The Clermont's list price is $6.5 million, Kansas said.

The Clermont Motor Lodge was built in 1924 as an apartment building and was turned into a hotel in 1940. The 108-room hotel offers spartan amenities -- there's no cable TV -- at cheap rates starting at about $35 a night.

The five-story hotel stands out among the low-rise buildings lining Ponce as it runs east of downtown. But the Clermont holds an outsized place in Atlanta's nightlife scene for what happens on the bottom floor at the Clermont Lounge strip club.

The dank, smoky strip club is known for dancers old enough to be many patrons' mothers, or even grandmothers.
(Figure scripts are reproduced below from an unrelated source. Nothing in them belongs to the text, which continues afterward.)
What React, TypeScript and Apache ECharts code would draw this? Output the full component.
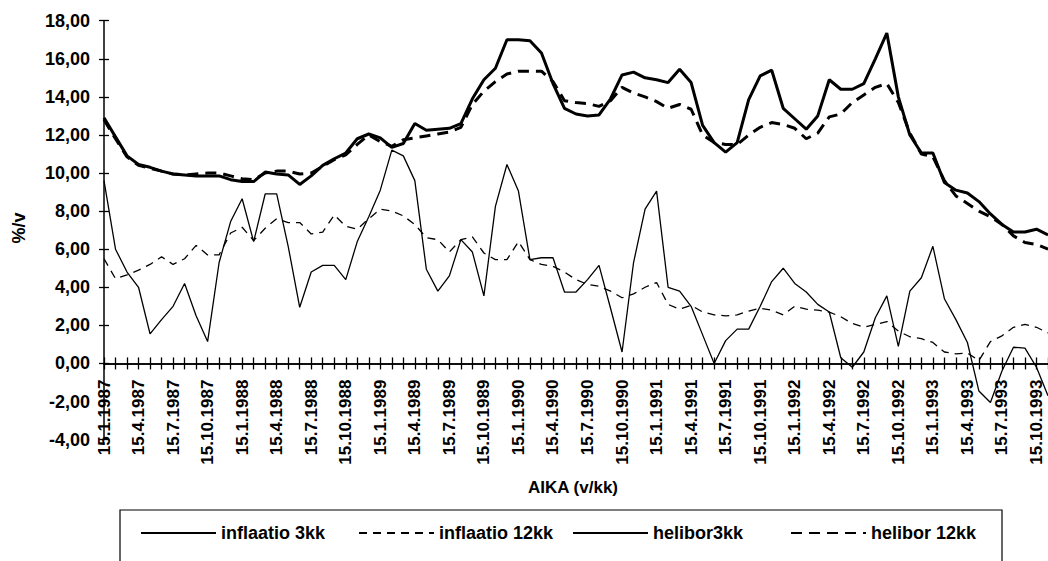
import React, { useEffect, useRef } from "react";
import * as echarts from "echarts";

const categories = [
  "15.1.1987", "15.2.1987", "15.3.1987", "15.4.1987", "15.5.1987", "15.6.1987", "15.7.1987", "15.8.1987", "15.9.1987", "15.10.1987", "15.11.1987", "15.12.1987",
  "15.1.1988", "15.2.1988", "15.3.1988", "15.4.1988", "15.5.1988", "15.6.1988", "15.7.1988", "15.8.1988", "15.9.1988", "15.10.1988", "15.11.1988", "15.12.1988",
  "15.1.1989", "15.2.1989", "15.3.1989", "15.4.1989", "15.5.1989", "15.6.1989", "15.7.1989", "15.8.1989", "15.9.1989", "15.10.1989", "15.11.1989", "15.12.1989",
  "15.1.1990", "15.2.1990", "15.3.1990", "15.4.1990", "15.5.1990", "15.6.1990", "15.7.1990", "15.8.1990", "15.9.1990", "15.10.1990", "15.11.1990", "15.12.1990",
  "15.1.1991", "15.2.1991", "15.3.1991", "15.4.1991", "15.5.1991", "15.6.1991", "15.7.1991", "15.8.1991", "15.9.1991", "15.10.1991", "15.11.1991", "15.12.1991",
  "15.1.1992", "15.2.1992", "15.3.1992", "15.4.1992", "15.5.1992", "15.6.1992", "15.7.1992", "15.8.1992", "15.9.1992", "15.10.1992", "15.11.1992", "15.12.1992",
  "15.1.1993", "15.2.1993", "15.3.1993", "15.4.1993", "15.5.1993", "15.6.1993", "15.7.1993", "15.8.1993", "15.9.1993", "15.10.1993", "15.11.1993",
];

const inflaatio3kk = [
  9.6, 6.0, 4.8, 4.0, 1.55, 2.3, 3.0, 4.2, 2.5, 1.15, 5.3, 7.45,
  8.65, 6.4, 8.9, 8.9, 6.15, 2.95, 4.8, 5.15, 5.15, 4.4, 6.4, 7.7,
  9.1, 11.2, 10.9, 9.6, 4.95, 3.8, 4.6, 6.5, 5.85, 3.55, 8.25, 10.45,
  9.05, 5.45, 5.55, 5.55, 3.75, 3.75, 4.4, 5.15, 2.9, 0.6, 5.3, 8.1,
  9.05, 4.0, 3.8, 3.0, 1.5, 0.0, 1.2, 1.8, 1.8, 3.0, 4.3, 5.0,
  4.2, 3.75, 3.1, 2.7, 0.3, -0.2, 0.6, 2.4, 3.55, 0.9, 3.8, 4.5,
  6.15, 3.4, 2.3, 1.1, -1.45, -2.05, -0.4, 0.85, 0.8, -0.2, -1.7,
];

const inflaatio12kk = [
  5.5, 4.45, 4.65, 4.9, 5.2, 5.6, 5.2, 5.5, 6.2, 5.7, 5.7, 6.85,
  7.15, 6.45, 7.1, 7.6, 7.4, 7.4, 6.8, 6.9, 7.8, 7.2, 7.05, 7.6,
  8.1, 8.0, 7.75, 7.3, 6.6, 6.5, 5.85, 6.5, 6.65, 5.8, 5.45, 5.45,
  6.4, 5.45, 5.2, 5.1, 4.8, 4.4, 4.15, 4.05, 3.8, 3.45, 3.65, 4.0,
  4.25, 3.1, 2.85, 3.05, 2.7, 2.55, 2.5, 2.55, 2.75, 2.9, 2.8, 2.55,
  3.0, 2.85, 2.8, 2.7, 2.45, 2.1, 1.9, 2.05, 2.2, 1.7, 1.4, 1.3,
  1.1, 0.6, 0.5, 0.55, 0.15, 1.15, 1.45, 1.9, 2.05, 1.9, 1.6,
];

const helibor3kk = [
  12.9, 11.9, 10.9, 10.45, 10.3, 10.1, 9.95, 9.9, 9.85, 9.85, 9.85, 9.65,
  9.55, 9.55, 10.05, 9.95, 9.9, 9.4, 9.85, 10.4, 10.75, 11.05, 11.8, 12.05,
  11.85, 11.35, 11.55, 12.6, 12.25, 12.3, 12.35, 12.6, 13.9, 14.9, 15.5, 17.0,
  17.0, 16.95, 16.3, 14.7, 13.4, 13.1, 13.0, 13.05, 13.9, 15.15, 15.3, 15.0,
  14.9, 14.75, 15.45, 14.75, 12.5, 11.6, 11.1, 11.6, 13.85, 15.1, 15.4, 13.4,
  12.85, 12.3, 13.0, 14.9, 14.4, 14.4, 14.7, 16.0, 17.35, 14.0, 12.0, 11.05,
  11.05, 9.5, 9.1, 8.95, 8.5, 7.85, 7.3, 6.9, 6.9, 7.05, 6.75,
];

const helibor12kk = [
  12.8, 11.8, 10.85, 10.4, 10.25, 10.1, 9.95, 9.9, 9.95, 10.0, 10.0, 9.85,
  9.7, 9.65, 10.0, 10.1, 10.1, 9.95, 10.0, 10.35, 10.7, 10.95, 11.5, 12.0,
  11.65, 11.4, 11.75, 11.85, 11.95, 12.05, 12.15, 12.4, 13.6, 14.3, 14.8, 15.2,
  15.35, 15.35, 15.35, 14.8, 13.8, 13.7, 13.65, 13.5, 13.8, 14.5, 14.2, 14.0,
  13.75, 13.4, 13.6, 13.35, 12.0, 11.6, 11.5, 11.5, 12.0, 12.4, 12.65, 12.55,
  12.35, 11.8, 12.1, 12.95, 13.1, 13.7, 14.1, 14.5, 14.7, 13.7, 12.1, 11.0,
  10.85, 9.6, 8.8, 8.4, 8.0, 7.7, 7.3, 6.7, 6.35, 6.25, 6.0,
];

const FONT = "'Liberation Sans', Arial, sans-serif";

export default function App() {
  const ref = useRef<HTMLDivElement>(null);

  useEffect(() => {
    if (!ref.current) return;
    const chart = echarts.init(ref.current, null, { renderer: "svg" });
    const textStyle = { fontFamily: FONT, fontSize: 18, fontWeight: "bold", color: "#000" };
    const legend = (name: string, left: number) => ({
      data: [name],
      left,
      top: 524,
      padding: 0,
      itemWidth: 75,
      itemHeight: 14,
      selectedMode: false,
      itemStyle: { opacity: 0 },
      textStyle,
    });
    const fmt = (v: number) => v.toFixed(2).replace(".", ",");
    chart.setOption({
      animation: false,
      backgroundColor: "#ffffff",
      grid: { left: 104, top: 20.7, width: 946.3, height: 418.9, containLabel: false },
      legend: [
        legend("inflaatio 3kk", 140),
        legend("inflaatio 12kk", 358),
        legend("helibor3kk", 572),
        legend("helibor 12kk", 790),
      ],
      xAxis: [
        {
          type: "category",
          data: categories,
          boundaryGap: false,
          axisLine: { onZero: true, lineStyle: { color: "#000", width: 1.5 } },
          axisTick: { interval: 0, length: 6, lineStyle: { color: "#000", width: 1.3 } },
          axisLabel: {
            interval: 2,
            rotate: 90,
            margin: -60,
            fontFamily: FONT,
            fontSize: 17,
            fontWeight: "bold",
            color: "#000",
          },
          splitLine: { show: false },
        },
        {
          type: "category",
          data: categories,
          boundaryGap: false,
          position: "bottom",
          axisLine: { onZero: true, lineStyle: { color: "#000", width: 1.5 } },
          axisTick: { interval: 0, inside: true, length: 6, lineStyle: { color: "#000", width: 1.3 } },
          axisLabel: { show: false },
          splitLine: { show: false },
        },
      ],
      yAxis: [
        {
          type: "value",
          min: -4,
          max: 18,
          interval: 2,
          position: "left",
          axisLine: { show: true, lineStyle: { color: "#000", width: 1.5 } },
          axisTick: { show: true, length: 5, lineStyle: { color: "#000", width: 1.3 } },
          axisLabel: { formatter: fmt, margin: 14, fontFamily: FONT, fontSize: 18, fontWeight: "bold", color: "#000" },
          splitLine: { show: false },
        },
        {
          type: "value",
          min: -4,
          max: 18,
          interval: 2,
          position: "left",
          axisLine: { show: false },
          axisTick: { show: true, inside: true, length: 5, lineStyle: { color: "#000", width: 1.3 } },
          axisLabel: { show: false },
          splitLine: { show: false },
        },
      ],
      series: [
        {
          name: "inflaatio 3kk",
          type: "line",
          data: inflaatio3kk,
          symbol: "none",
          color: "#000",
          lineStyle: { color: "#000", width: 1.3 },
        },
        {
          name: "inflaatio 12kk",
          type: "line",
          data: inflaatio12kk,
          symbol: "none",
          color: "#000",
          lineStyle: { color: "#000", width: 1.3, type: [8, 6] },
        },
        {
          name: "helibor3kk",
          type: "line",
          data: helibor3kk,
          symbol: "none",
          color: "#000",
          lineStyle: { color: "#000", width: 3 },
        },
        {
          name: "helibor 12kk",
          type: "line",
          data: helibor12kk,
          symbol: "none",
          color: "#000",
          lineStyle: { color: "#000", width: 3, type: [11, 7] },
        },
      ],
      graphic: [
        {
          type: "text",
          x: 573,
          y: 487,
          style: { text: "AIKA (v/kk)", fill: "#000", font: `bold 17px ${FONT}`, align: "center", verticalAlign: "middle" },
        },
        {
          type: "text",
          x: 19,
          y: 228,
          rotation: Math.PI / 2,
          style: { text: "%/v", fill: "#000", font: `bold 18px ${FONT}`, align: "center", verticalAlign: "middle" },
        },
        {
          type: "rect",
          shape: { x: 120, y: 510, width: 882, height: 80 },
          style: { fill: "none", stroke: "#000", lineWidth: 1.2 },
          silent: true,
        },
      ],
    });
    return () => chart.dispose();
  }, []);

  return (
    <div
      ref={ref}
      style={{ position: "fixed", left: 0, top: 0, width: 1048, height: 561, background: "#fff" }}
    />
  );
}
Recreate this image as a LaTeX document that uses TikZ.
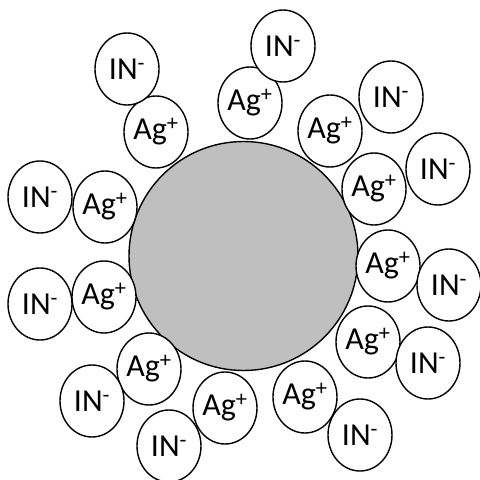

The most famous dancer, Blondie, is known for reciting poetry as she plies her trade.

In recent years, the Clermont has been adopted by urban hipsters who pack the venue for DJ dance parties. Recently, the actors Woody Harrelson and Bill Murray were seen taking in the sights at the Clermont.

Even if the hotel falls into foreclosure, the Clermont Lounge should stay open, said attorney John Ayoub, who along with Mansour represents Fairway Capital.

"There's no reason to stop them," he said. "They have a business. They make money. They pay rent."

Kansas, the Clermont's listing agent, is holding a design competition to encourage ideas of how to restore the iconic building.

In true Clermont fashion, Kansas is planning a party on July 30 to announce the winner, complete with a live band.